◆ CHALLENGE:
Reproduce exactly, and nothing else, the lines from the one that contains "Emit a LaTeX" through the one that contains "(la) at (12.5,79.3)". Leave the pictures out.

◆ Source code of charts:
◇ ◇ ◇ ◇
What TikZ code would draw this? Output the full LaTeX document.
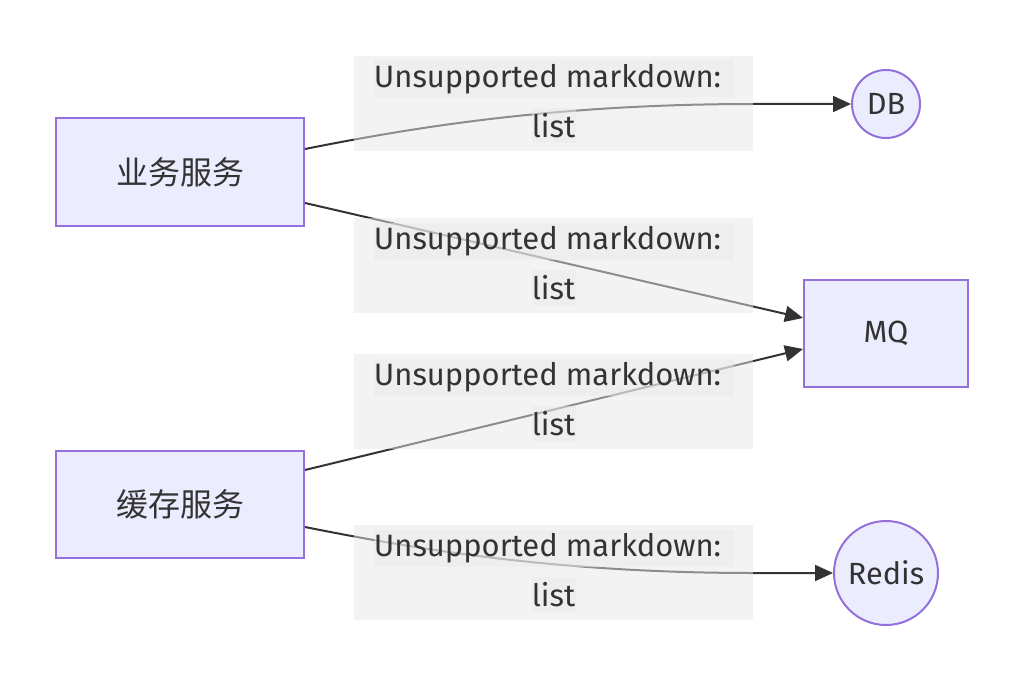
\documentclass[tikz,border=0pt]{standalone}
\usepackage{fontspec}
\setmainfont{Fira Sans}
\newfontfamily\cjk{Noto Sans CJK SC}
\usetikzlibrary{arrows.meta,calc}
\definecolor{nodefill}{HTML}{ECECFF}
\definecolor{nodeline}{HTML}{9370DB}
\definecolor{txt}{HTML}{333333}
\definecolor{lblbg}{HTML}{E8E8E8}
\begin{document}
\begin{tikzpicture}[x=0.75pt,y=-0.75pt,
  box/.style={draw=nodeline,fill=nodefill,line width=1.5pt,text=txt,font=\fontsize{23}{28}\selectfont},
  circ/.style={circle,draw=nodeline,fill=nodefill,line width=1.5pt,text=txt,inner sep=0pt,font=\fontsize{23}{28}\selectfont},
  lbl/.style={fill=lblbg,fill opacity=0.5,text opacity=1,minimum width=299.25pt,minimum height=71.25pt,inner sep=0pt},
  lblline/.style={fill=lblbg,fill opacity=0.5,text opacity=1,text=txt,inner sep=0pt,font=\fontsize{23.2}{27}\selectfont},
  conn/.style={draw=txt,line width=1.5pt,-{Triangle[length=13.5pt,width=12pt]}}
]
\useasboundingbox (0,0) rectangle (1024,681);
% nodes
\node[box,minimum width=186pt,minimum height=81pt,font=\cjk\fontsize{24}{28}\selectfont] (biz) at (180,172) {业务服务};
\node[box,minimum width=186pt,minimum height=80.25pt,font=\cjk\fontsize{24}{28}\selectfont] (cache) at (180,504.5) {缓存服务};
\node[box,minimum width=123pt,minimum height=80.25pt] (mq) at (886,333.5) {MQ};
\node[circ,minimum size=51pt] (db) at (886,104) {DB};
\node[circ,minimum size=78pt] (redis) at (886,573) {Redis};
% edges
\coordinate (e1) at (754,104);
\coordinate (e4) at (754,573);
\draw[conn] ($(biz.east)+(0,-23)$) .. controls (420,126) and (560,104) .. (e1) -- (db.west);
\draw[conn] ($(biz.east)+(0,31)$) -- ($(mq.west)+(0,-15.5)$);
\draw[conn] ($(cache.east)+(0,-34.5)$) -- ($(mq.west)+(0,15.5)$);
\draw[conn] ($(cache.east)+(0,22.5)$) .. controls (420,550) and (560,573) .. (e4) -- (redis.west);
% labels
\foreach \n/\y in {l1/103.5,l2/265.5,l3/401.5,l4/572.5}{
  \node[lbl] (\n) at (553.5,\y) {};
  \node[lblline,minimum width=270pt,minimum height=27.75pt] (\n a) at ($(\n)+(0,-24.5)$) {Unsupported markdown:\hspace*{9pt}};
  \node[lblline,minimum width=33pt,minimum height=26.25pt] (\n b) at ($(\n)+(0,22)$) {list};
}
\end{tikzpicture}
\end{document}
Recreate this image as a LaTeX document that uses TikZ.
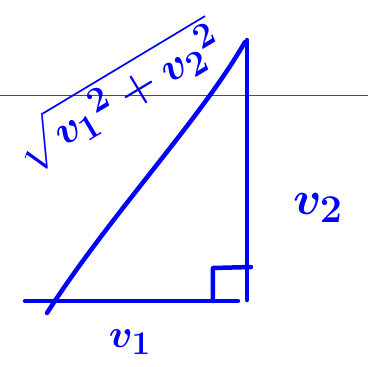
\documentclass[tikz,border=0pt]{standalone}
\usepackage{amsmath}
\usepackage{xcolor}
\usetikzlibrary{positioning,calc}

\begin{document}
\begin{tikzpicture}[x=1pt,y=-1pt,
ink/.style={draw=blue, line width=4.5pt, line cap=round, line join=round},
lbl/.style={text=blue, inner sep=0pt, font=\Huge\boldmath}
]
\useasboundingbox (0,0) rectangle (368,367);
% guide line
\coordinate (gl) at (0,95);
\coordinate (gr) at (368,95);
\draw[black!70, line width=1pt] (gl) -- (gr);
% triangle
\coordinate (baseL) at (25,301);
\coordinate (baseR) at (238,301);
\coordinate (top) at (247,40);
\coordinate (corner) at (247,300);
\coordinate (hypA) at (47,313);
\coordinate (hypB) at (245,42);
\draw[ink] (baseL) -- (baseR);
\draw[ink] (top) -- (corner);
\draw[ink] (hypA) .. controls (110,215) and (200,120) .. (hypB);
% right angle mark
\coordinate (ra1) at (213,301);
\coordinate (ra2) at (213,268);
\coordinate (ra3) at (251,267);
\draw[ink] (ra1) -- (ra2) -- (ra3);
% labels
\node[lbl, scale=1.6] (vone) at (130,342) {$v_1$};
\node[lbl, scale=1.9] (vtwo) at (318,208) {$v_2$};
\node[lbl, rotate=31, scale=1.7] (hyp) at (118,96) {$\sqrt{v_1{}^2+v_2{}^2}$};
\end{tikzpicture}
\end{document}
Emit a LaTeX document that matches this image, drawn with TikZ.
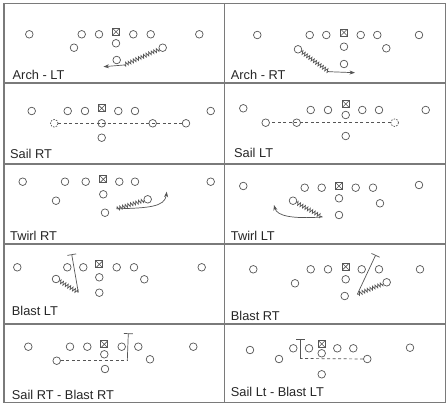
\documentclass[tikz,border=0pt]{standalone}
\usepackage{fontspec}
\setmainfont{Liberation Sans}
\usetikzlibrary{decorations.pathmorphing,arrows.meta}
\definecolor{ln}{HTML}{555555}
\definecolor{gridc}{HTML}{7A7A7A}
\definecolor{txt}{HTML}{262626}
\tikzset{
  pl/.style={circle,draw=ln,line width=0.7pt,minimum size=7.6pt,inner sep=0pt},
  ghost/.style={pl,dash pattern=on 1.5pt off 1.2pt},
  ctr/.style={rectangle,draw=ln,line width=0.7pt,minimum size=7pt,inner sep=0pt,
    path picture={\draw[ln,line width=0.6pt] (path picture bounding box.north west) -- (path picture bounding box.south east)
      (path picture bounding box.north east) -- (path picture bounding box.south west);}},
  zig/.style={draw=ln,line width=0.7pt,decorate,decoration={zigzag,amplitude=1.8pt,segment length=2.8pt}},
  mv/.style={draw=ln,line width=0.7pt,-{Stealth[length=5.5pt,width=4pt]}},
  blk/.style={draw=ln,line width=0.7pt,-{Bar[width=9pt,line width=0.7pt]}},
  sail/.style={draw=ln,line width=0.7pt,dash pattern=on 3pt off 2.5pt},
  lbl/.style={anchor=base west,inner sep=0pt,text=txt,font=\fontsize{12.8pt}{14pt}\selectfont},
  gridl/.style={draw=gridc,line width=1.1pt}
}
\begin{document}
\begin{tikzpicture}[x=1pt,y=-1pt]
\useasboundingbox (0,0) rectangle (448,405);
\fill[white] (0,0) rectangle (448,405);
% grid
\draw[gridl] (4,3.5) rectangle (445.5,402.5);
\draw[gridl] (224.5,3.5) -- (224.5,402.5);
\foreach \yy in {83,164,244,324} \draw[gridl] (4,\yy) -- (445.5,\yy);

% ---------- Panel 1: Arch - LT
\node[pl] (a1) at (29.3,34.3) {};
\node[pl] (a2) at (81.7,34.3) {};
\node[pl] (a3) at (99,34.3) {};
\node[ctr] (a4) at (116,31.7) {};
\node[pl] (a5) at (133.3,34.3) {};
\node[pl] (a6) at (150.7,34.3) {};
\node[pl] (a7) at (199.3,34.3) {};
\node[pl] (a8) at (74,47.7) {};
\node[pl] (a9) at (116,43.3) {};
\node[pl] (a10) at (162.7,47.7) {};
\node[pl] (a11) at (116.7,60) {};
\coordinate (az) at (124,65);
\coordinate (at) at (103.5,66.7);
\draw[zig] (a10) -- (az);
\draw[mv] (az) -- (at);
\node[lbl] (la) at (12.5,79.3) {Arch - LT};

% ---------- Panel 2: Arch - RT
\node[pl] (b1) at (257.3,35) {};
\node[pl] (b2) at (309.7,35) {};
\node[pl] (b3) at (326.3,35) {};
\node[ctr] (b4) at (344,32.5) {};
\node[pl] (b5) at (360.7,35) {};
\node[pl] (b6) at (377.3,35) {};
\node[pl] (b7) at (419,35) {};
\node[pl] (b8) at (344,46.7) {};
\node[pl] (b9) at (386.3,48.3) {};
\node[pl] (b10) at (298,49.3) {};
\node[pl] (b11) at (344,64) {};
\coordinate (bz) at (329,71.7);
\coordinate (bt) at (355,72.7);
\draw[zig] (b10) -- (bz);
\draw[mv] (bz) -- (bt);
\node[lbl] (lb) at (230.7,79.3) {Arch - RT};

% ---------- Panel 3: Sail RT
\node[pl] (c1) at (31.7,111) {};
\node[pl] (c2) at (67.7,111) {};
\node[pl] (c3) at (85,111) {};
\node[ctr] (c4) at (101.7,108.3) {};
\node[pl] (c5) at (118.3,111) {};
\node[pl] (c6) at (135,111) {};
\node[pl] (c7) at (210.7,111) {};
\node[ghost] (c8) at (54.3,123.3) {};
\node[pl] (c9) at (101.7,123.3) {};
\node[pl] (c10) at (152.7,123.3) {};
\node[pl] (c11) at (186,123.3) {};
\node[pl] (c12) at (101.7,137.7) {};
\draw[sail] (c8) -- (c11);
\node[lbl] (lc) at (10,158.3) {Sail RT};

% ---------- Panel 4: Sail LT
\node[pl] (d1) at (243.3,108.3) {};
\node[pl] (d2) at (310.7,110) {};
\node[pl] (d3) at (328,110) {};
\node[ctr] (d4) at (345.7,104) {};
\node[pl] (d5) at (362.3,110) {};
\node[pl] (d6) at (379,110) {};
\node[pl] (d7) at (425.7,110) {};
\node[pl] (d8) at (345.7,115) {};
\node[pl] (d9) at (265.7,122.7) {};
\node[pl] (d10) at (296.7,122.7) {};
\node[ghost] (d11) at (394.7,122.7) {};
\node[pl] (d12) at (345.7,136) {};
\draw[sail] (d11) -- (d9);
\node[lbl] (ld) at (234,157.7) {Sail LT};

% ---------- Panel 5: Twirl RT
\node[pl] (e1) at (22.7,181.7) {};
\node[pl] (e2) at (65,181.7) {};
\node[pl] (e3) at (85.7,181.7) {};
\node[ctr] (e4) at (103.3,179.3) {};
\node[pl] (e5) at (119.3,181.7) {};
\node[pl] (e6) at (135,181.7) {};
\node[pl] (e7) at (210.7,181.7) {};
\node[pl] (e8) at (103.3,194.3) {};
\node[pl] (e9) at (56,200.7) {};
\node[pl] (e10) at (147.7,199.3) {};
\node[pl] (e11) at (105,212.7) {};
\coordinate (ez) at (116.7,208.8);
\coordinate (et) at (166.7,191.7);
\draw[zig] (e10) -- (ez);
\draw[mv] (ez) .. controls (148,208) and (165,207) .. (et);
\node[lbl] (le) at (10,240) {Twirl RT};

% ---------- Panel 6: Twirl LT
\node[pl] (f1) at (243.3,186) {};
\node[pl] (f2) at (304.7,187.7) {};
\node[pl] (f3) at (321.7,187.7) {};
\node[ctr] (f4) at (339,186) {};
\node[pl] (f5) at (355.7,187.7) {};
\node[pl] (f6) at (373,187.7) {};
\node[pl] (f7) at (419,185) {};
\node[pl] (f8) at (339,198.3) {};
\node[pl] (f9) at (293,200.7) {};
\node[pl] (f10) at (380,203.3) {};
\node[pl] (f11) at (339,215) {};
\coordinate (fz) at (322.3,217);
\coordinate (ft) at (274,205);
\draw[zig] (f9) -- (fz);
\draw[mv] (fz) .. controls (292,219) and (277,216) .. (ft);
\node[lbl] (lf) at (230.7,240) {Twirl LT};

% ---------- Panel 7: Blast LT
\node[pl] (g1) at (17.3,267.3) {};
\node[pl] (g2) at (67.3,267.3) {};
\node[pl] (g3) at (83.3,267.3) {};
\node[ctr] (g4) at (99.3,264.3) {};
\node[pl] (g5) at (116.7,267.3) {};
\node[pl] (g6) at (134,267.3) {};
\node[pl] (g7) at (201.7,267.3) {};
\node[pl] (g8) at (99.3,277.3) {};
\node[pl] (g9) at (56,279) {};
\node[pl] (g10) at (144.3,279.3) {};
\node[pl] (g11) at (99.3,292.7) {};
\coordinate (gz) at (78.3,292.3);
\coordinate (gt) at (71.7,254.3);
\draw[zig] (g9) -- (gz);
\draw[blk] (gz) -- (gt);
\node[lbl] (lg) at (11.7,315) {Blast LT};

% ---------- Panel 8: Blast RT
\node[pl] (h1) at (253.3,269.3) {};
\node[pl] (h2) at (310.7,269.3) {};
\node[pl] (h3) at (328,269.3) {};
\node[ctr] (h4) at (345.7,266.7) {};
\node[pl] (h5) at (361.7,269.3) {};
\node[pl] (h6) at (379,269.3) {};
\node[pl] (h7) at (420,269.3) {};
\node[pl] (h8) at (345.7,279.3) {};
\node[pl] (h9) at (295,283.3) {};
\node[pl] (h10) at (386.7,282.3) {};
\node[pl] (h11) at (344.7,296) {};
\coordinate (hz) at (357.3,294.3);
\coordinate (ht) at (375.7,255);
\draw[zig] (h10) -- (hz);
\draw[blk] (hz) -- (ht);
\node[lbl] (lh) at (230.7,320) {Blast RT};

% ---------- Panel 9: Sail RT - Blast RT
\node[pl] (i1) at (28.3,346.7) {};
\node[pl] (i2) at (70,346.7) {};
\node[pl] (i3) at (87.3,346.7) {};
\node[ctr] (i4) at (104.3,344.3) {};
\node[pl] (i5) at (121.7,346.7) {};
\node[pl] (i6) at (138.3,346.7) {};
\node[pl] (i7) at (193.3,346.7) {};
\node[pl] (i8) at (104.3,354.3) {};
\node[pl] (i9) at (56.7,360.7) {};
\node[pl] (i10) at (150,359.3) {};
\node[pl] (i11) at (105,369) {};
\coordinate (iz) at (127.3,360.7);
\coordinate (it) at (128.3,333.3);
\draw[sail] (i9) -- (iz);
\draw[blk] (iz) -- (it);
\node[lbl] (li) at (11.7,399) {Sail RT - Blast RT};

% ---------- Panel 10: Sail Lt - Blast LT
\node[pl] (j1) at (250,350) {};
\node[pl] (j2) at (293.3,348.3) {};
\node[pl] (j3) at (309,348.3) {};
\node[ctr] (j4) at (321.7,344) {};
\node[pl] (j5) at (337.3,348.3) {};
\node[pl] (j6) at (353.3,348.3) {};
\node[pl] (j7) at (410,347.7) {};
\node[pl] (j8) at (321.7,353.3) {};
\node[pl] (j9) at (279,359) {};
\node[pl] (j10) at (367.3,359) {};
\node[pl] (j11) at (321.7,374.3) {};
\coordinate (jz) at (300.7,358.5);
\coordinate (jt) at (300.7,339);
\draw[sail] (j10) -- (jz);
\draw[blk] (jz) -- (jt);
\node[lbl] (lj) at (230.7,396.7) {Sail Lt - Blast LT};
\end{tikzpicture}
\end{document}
◇ ◇ ◇ ◇
◆ SOLUTION FOR THIS EXERCISE:
Emit a LaTeX document that matches this image, drawn with TikZ.
\documentclass[tikz,border=0pt]{standalone}
\usepackage{fontspec}
\setmainfont{Liberation Sans}
\usetikzlibrary{decorations.pathmorphing,arrows.meta}
\definecolor{ln}{HTML}{555555}
\definecolor{gridc}{HTML}{7A7A7A}
\definecolor{txt}{HTML}{262626}
\tikzset{
  pl/.style={circle,draw=ln,line width=0.7pt,minimum size=7.6pt,inner sep=0pt},
  ghost/.style={pl,dash pattern=on 1.5pt off 1.2pt},
  ctr/.style={rectangle,draw=ln,line width=0.7pt,minimum size=7pt,inner sep=0pt,
    path picture={\draw[ln,line width=0.6pt] (path picture bounding box.north west) -- (path picture bounding box.south east)
      (path picture bounding box.north east) -- (path picture bounding box.south west);}},
  zig/.style={draw=ln,line width=0.7pt,decorate,decoration={zigzag,amplitude=1.8pt,segment length=2.8pt}},
  mv/.style={draw=ln,line width=0.7pt,-{Stealth[length=5.5pt,width=4pt]}},
  blk/.style={draw=ln,line width=0.7pt,-{Bar[width=9pt,line width=0.7pt]}},
  sail/.style={draw=ln,line width=0.7pt,dash pattern=on 3pt off 2.5pt},
  lbl/.style={anchor=base west,inner sep=0pt,text=txt,font=\fontsize{12.8pt}{14pt}\selectfont},
  gridl/.style={draw=gridc,line width=1.1pt}
}
\begin{document}
\begin{tikzpicture}[x=1pt,y=-1pt]
\useasboundingbox (0,0) rectangle (448,405);
\fill[white] (0,0) rectangle (448,405);
% grid
\draw[gridl] (4,3.5) rectangle (445.5,402.5);
\draw[gridl] (224.5,3.5) -- (224.5,402.5);
\foreach \yy in {83,164,244,324} \draw[gridl] (4,\yy) -- (445.5,\yy);

% ---------- Panel 1: Arch - LT
\node[pl] (a1) at (29.3,34.3) {};
\node[pl] (a2) at (81.7,34.3) {};
\node[pl] (a3) at (99,34.3) {};
\node[ctr] (a4) at (116,31.7) {};
\node[pl] (a5) at (133.3,34.3) {};
\node[pl] (a6) at (150.7,34.3) {};
\node[pl] (a7) at (199.3,34.3) {};
\node[pl] (a8) at (74,47.7) {};
\node[pl] (a9) at (116,43.3) {};
\node[pl] (a10) at (162.7,47.7) {};
\node[pl] (a11) at (116.7,60) {};
\coordinate (az) at (124,65);
\coordinate (at) at (103.5,66.7);
\draw[zig] (a10) -- (az);
\draw[mv] (az) -- (at);
\node[lbl] (la) at (12.5,79.3) {Arch - LT};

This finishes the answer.